The stealth parts of the gameplay are also well handled, at least in terms of gameplay. Sure, on the surface it seems ridiculous: Skarin unsheathes his sword and axe about as quietly as a box of cymbals being kicked down a flight of stairs and carries a glowing amulet that might as well be a big blue searchlight, but the first time you charge five metres and subdivide an enemy hornblower, you’ll be grinning like the sick puppy you are, guaranteed.

There are more of those grins: when you first cast some magic in a large battle and notice it affects all your allies. When your armies square up and the camera sweeps across the battlefield, allied dragons circling slowly overhead. When you power up your lightning all the way and zap a giant.

But then, probably about mid way through the second map, you’ll be fighting off about five shielded zombies and think, “Dude, this is more like battle of Ass-guard, am I right?” You’ll realise that for all the gore, the combat is just plain unsophisticated. When you’re squaring off against multiple foes, it’s just quick attack forward, block, quick attack back. Repeat. Hell, Mark of Kri did this sort of thing a hundred times better, and that game is six years old now.
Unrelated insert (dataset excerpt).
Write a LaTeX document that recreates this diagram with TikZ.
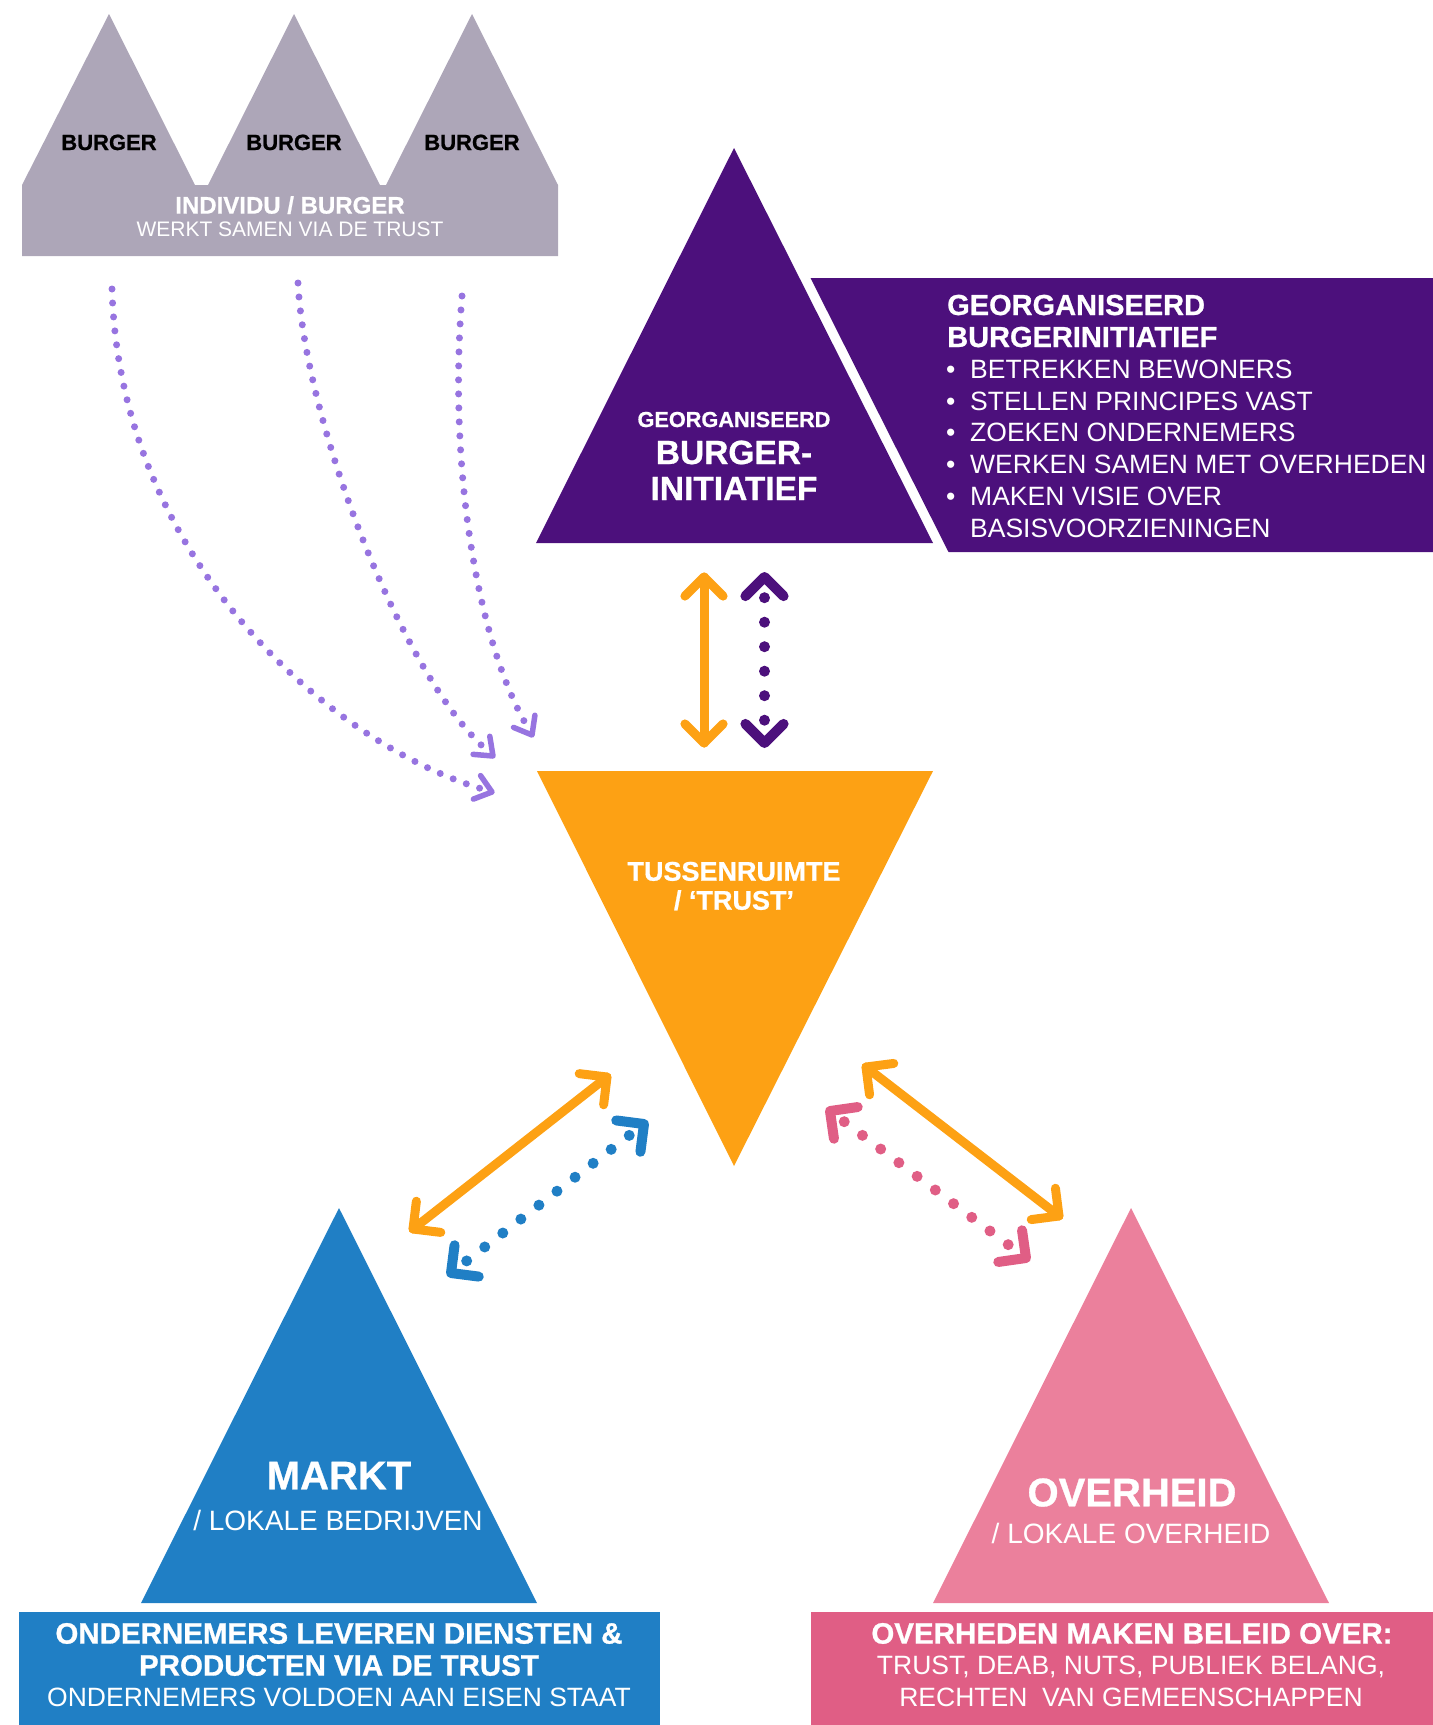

Then you’ll really start to notice just how god awful the sound is. The complete lack of ambient town noise. Or soldier chatter. You’ll barely hear celebrations, or cries, or even murmers above the scripted voices. The raging sea has three metre swell but is practically silent. Your parries sound damn near to placeholders. Then sometimes, you’ll kick open a door and there will be no sound at all.

What it all amounts to is the very definition of a rental. You’ll have seen all the good bits by the second map, and the final battle isn’t even worth the slog to reach it. The central idea of a beat em up in which you build up an army for a huge battle is worth a look to just about anyone, but don’t bother staying past the main act. There aren’t even any boobs.